Our quick look around the NBA, or what you missed while reminding yourself not to make love to a pizza….
Marcin Gortat, Washington Wizards. That is why Washington needed Marcin Gorat. It may have taken John Wall a while to realize it — there were some rough patches at the start — but Gortat has good hands and can finish the pick-and-roll, which he did a lot on Thursday night. Gortat finished with a career high 31 points — 15 of those in the fourth quarter plus overtimes — and he had 12 rebounds and four blocked shots. That is six straight double-doubles for Gortat. When they get Nene back (hopefully before the playoffs) he and Gortat (and John Wall) may make the Wizards the third best team in the East.

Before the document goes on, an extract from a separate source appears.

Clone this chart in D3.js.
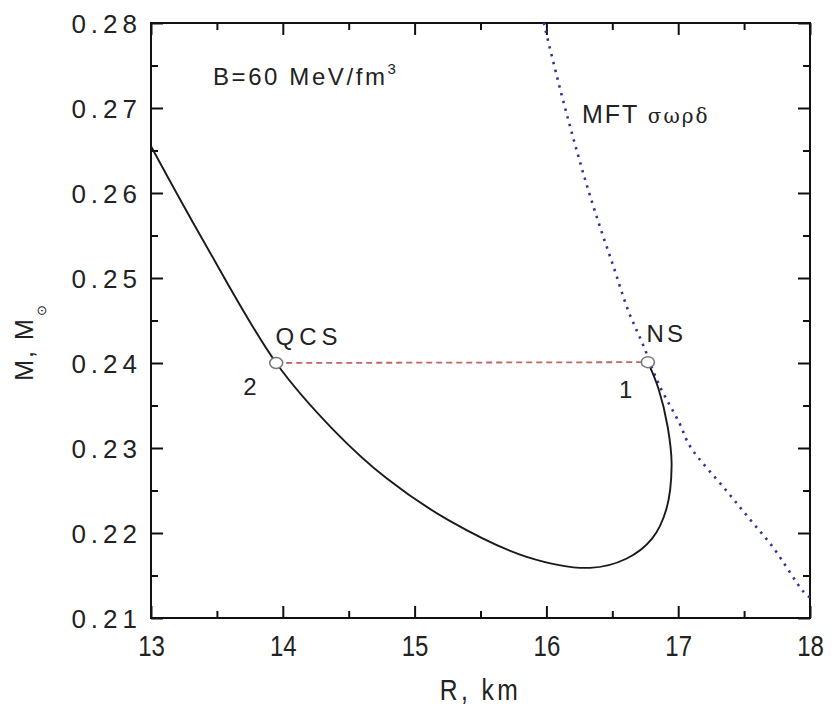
<!DOCTYPE html>
<html>
<head>
<meta charset="utf-8">
<script src="https://cdn.jsdelivr.net/npm/d3@7"></script>
<style>
  body { margin: 0; background: #fff; }
  text { font-family: "Liberation Sans", Arial, sans-serif; fill: #222; }
</style>
</head>
<body>
<div id="chart"></div>
<script>
// radius (km) / mass (M_sun) pairs
const qcsCurve = [
  [13.00, 0.2655], [13.40, 0.2543], [13.95, 0.2400], [14.38, 0.2322],
  [14.79, 0.2264], [15.27, 0.2214], [15.85, 0.2172], [16.33, 0.2159],
  [16.61, 0.2170], [16.80, 0.2193], [16.91, 0.2228], [16.95, 0.2280],
  [16.92, 0.2325], [16.85, 0.2370], [16.77, 0.2401]
];
const mftCurve = [
  [15.98, 0.2800], [16.08, 0.2737], [16.18, 0.2678], [16.28, 0.2623],
  [16.39, 0.2568], [16.51, 0.2513], [16.62, 0.2462], [16.74, 0.2419],
  [16.85, 0.2376], [17.01, 0.2329], [17.09, 0.2302], [17.37, 0.2249],
  [17.55, 0.2215], [17.72, 0.2183], [17.95, 0.2131], [18.00, 0.2124]
];
const transitionPoints = [[13.95, 0.2400], [16.77, 0.2401]];
const xMajor = [13, 14, 15, 16, 17, 18];
const xMinor = [13.5, 14.5, 15.5, 16.5, 17.5];
const yMajor = [0.21, 0.22, 0.23, 0.24, 0.25, 0.26, 0.27, 0.28];
const yMinor = [0.215, 0.225, 0.235, 0.245, 0.255, 0.265, 0.275];

const width = 838, height = 711;
const frame = {left: 151, right: 810, top: 23, bottom: 618};

const svg = d3.select("#chart").append("svg")
    .attr("width", width)
    .attr("height", height);

const x = d3.scaleLinear().domain([13, 18]).range([frame.left, frame.right]);
const y = d3.scaleLinear().domain([0.21, 0.28]).range([frame.bottom, frame.top]);

// ticks point inward on all four sides
function addAxis(axis, tx, ty, values, size, labels, pad) {
    const g = svg.append("g")
        .attr("transform", "translate(" + tx + "," + ty + ")")
        .call(axis.tickValues(values).tickSize(-size).tickPadding(pad || 0)
            .tickFormat(labels ? labels : ""));
    g.select(".domain").remove();
    g.selectAll(".tick line").attr("stroke", "#111").attr("stroke-width", 2);
    return g;
}
const bottomAx = addAxis(d3.axisBottom(x), 0, frame.bottom, xMajor, 12, d3.format("d"), 17);
addAxis(d3.axisBottom(x), 0, frame.bottom, xMinor, 7);
addAxis(d3.axisTop(x), 0, frame.top, xMajor, 12);
addAxis(d3.axisTop(x), 0, frame.top, xMinor, 7);
const leftAx = addAxis(d3.axisLeft(y), frame.left, 0, yMajor, 12, d3.format(".2f"), 9);
addAxis(d3.axisLeft(y), frame.left, 0, yMinor, 7);
addAxis(d3.axisRight(y), frame.right, 0, yMajor, 12);
addAxis(d3.axisRight(y), frame.right, 0, yMinor, 7);

bottomAx.selectAll(".tick text")
    .attr("font-size", 30)
    .attr("transform", "scale(0.8,1)")
    .attr("font-family", "Liberation Sans").attr("fill", "#222");
leftAx.selectAll(".tick text")
    .attr("font-size", 26).attr("letter-spacing", 5).attr("dy", "0.36em")
    .attr("font-family", "Liberation Sans").attr("fill", "#222");

svg.append("rect")
    .attr("x", frame.left).attr("y", frame.top)
    .attr("width", frame.right - frame.left)
    .attr("height", frame.bottom - frame.top)
    .attr("fill", "none").attr("stroke", "#111").attr("stroke-width", 2);

const line = d3.line().x(d => x(d[0])).y(d => y(d[1])).curve(d3.curveCatmullRom.alpha(0.5));

svg.append("path")
    .datum(mftCurve)
    .attr("d", line)
    .attr("fill", "none")
    .attr("stroke", "#32329c")
    .attr("stroke-width", 2.6)
    .attr("stroke-dasharray", "2.4,5.6");

svg.append("path")
    .datum(qcsCurve)
    .attr("d", line)
    .attr("fill", "none")
    .attr("stroke", "#1a1a1a")
    .attr("stroke-width", 1.9);

svg.append("path")
    .datum(transitionPoints)
    .attr("d", d3.line().x(d => x(d[0])).y(d => y(d[1])))
    .attr("fill", "none")
    .attr("stroke", "#c06464")
    .attr("stroke-width", 1.8)
    .attr("stroke-dasharray", "6,4");

svg.selectAll(".pt")
    .data(transitionPoints)
    .join("ellipse")
    .attr("class", "pt")
    .attr("cx", d => x(d[0])).attr("cy", d => y(d[1]))
    .attr("rx", 6.5).attr("ry", 5.5)
    .attr("fill", "#fff").attr("stroke", "#777").attr("stroke-width", 1.5);

// annotations
const label = (tx, ty, str, size, spacing) => svg.append("text")
    .attr("x", tx).attr("y", ty)
    .attr("font-size", size)
    .attr("letter-spacing", spacing)
    .text(str);

const bText = label(x(13.47), y(0.2727), "B=60 MeV/fm", 24, 2.6);
bText.append("tspan").attr("dy", -11).attr("font-size", 15).text("3");

const mft = label(x(16.27), y(0.2682), "MFT ", 25, 2);
mft.append("tspan").attr("font-family", "DejaVu Serif").attr("font-size", 20)
    .attr("letter-spacing", 2).text("σωρδ");

label(x(13.945), y(0.2421), "QCS", 24, 5);
label(x(16.76), y(0.2425), "NS", 24, 3);
label(x(13.70), y(0.2362), "2", 24, 0);
label(x(16.55), y(0.2359), "1", 24, 0);

svg.append("text")
    .attr("transform", "translate(" + (frame.left + frame.right) / 2 + ",700) scale(0.85,1)")
    .attr("text-anchor", "middle")
    .attr("font-size", 29)
    .attr("letter-spacing", 4)
    .text("R, km");

const yTitle = svg.append("text")
    .attr("transform", "translate(33,342) rotate(-90)")
    .attr("text-anchor", "middle")
    .attr("font-size", 25)
    .attr("letter-spacing", 2)
    .text("M,  M");
yTitle.append("tspan").attr("dy", 13).attr("dx", 1).attr("font-size", 13).text("⊙");
</script>
</body>
</html>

Washington Wizards/Toronto Raptors. When two teams play this entertaining a triple-overtime game filled with highlights, we applaud them. On a night when the big nationally televised games were the kind of blowouts that had you flipping over to watch “Parenthood” the Raptors and Wizards put on a show. The kind of show I would love to see in the first round of the playoffs. That would be an entertaining series.

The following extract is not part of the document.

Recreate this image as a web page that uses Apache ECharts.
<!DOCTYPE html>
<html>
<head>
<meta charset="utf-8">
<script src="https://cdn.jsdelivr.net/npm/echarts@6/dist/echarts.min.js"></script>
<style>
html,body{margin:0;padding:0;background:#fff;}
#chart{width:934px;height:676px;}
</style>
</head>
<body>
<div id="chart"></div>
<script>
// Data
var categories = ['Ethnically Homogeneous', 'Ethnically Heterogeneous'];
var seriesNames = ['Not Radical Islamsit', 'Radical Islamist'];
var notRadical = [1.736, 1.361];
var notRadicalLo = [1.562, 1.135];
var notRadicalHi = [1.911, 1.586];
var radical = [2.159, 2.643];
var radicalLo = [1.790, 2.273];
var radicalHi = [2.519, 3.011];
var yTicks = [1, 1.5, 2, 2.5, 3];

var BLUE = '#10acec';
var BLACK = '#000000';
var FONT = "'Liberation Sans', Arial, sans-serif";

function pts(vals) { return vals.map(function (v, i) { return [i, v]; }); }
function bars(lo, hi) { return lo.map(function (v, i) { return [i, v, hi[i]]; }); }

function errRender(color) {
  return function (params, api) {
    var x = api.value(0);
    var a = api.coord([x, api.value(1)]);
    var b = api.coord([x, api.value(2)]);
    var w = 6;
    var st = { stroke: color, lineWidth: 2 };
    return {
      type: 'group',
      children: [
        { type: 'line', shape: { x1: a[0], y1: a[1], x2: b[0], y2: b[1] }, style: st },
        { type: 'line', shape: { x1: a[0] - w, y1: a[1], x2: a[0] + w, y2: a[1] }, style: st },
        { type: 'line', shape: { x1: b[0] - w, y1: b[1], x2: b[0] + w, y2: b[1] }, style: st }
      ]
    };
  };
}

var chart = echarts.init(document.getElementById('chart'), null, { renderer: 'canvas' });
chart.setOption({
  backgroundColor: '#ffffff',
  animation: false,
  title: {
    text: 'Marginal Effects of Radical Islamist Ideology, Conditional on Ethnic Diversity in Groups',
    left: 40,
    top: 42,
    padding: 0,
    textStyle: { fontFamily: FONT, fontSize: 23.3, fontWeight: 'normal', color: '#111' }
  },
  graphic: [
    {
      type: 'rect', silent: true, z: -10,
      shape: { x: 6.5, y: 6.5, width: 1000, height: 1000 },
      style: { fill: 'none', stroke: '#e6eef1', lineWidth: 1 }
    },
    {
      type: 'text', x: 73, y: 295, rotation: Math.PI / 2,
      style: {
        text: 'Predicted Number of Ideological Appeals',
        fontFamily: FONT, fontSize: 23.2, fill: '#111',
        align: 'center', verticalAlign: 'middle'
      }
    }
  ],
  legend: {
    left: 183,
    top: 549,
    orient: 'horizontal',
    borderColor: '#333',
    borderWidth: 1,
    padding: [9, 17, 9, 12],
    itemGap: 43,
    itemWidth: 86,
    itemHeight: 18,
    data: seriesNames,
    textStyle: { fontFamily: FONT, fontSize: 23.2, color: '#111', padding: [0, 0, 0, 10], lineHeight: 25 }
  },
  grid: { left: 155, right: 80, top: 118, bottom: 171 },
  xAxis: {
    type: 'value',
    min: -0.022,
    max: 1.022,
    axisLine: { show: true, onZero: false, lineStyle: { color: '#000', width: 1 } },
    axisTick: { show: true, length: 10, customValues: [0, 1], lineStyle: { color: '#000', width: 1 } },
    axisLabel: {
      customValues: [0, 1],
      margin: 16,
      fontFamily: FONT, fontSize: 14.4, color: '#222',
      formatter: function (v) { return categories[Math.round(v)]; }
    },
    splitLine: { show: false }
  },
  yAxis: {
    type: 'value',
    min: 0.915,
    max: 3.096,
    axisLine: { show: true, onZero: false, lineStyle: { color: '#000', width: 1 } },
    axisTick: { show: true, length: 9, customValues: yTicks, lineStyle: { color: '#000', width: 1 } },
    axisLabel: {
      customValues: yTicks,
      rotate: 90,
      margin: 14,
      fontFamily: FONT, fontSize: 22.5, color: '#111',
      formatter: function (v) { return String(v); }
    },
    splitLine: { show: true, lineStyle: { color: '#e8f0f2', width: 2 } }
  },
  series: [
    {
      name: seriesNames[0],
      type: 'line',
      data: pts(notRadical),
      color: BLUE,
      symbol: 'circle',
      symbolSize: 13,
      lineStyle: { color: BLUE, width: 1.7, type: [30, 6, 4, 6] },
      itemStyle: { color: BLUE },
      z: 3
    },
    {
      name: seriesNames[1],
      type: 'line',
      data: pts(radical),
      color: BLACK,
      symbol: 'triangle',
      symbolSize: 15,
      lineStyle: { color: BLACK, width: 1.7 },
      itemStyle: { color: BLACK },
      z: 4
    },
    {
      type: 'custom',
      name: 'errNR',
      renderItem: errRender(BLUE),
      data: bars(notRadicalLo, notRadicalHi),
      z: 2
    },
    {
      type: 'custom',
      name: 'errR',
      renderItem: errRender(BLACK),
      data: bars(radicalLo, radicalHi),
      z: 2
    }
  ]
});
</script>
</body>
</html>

Dwyane Wade, Miami Heat. When Wade is scoring like this next to LeBron Miami becomes almost impossible to beat. He had 10 points in the second quarter when the Heat started to pull away and finished with 23 points on 10-of-13 shooting on the night. What is most impressive is Wade is doing it with a different, old-man style game — he’s playing clever ball, not the high-flying throwing his body around Wade of days gone by. He’s got a mature game now, but it still puts up points.
Brooklyn Nets first quarter defense. I could pile on how unprepared Denver seemed for this game, but they are without Ty Lawson, JaVale McGee, Danilo Gallinari, Nate Robinson, and Darrell Arthur so we will cut Brian Shaw a little slack. Instead we’ll credit the Nets defense, which held Denver to 8 points on 3-of-18 shooting in the first quarter. In in its last 10 games Brooklyn allowed 101.9 points per 100 possessions, 10th in the NBA. It’s their defense that has Brooklyn in the playoffs, not the offense.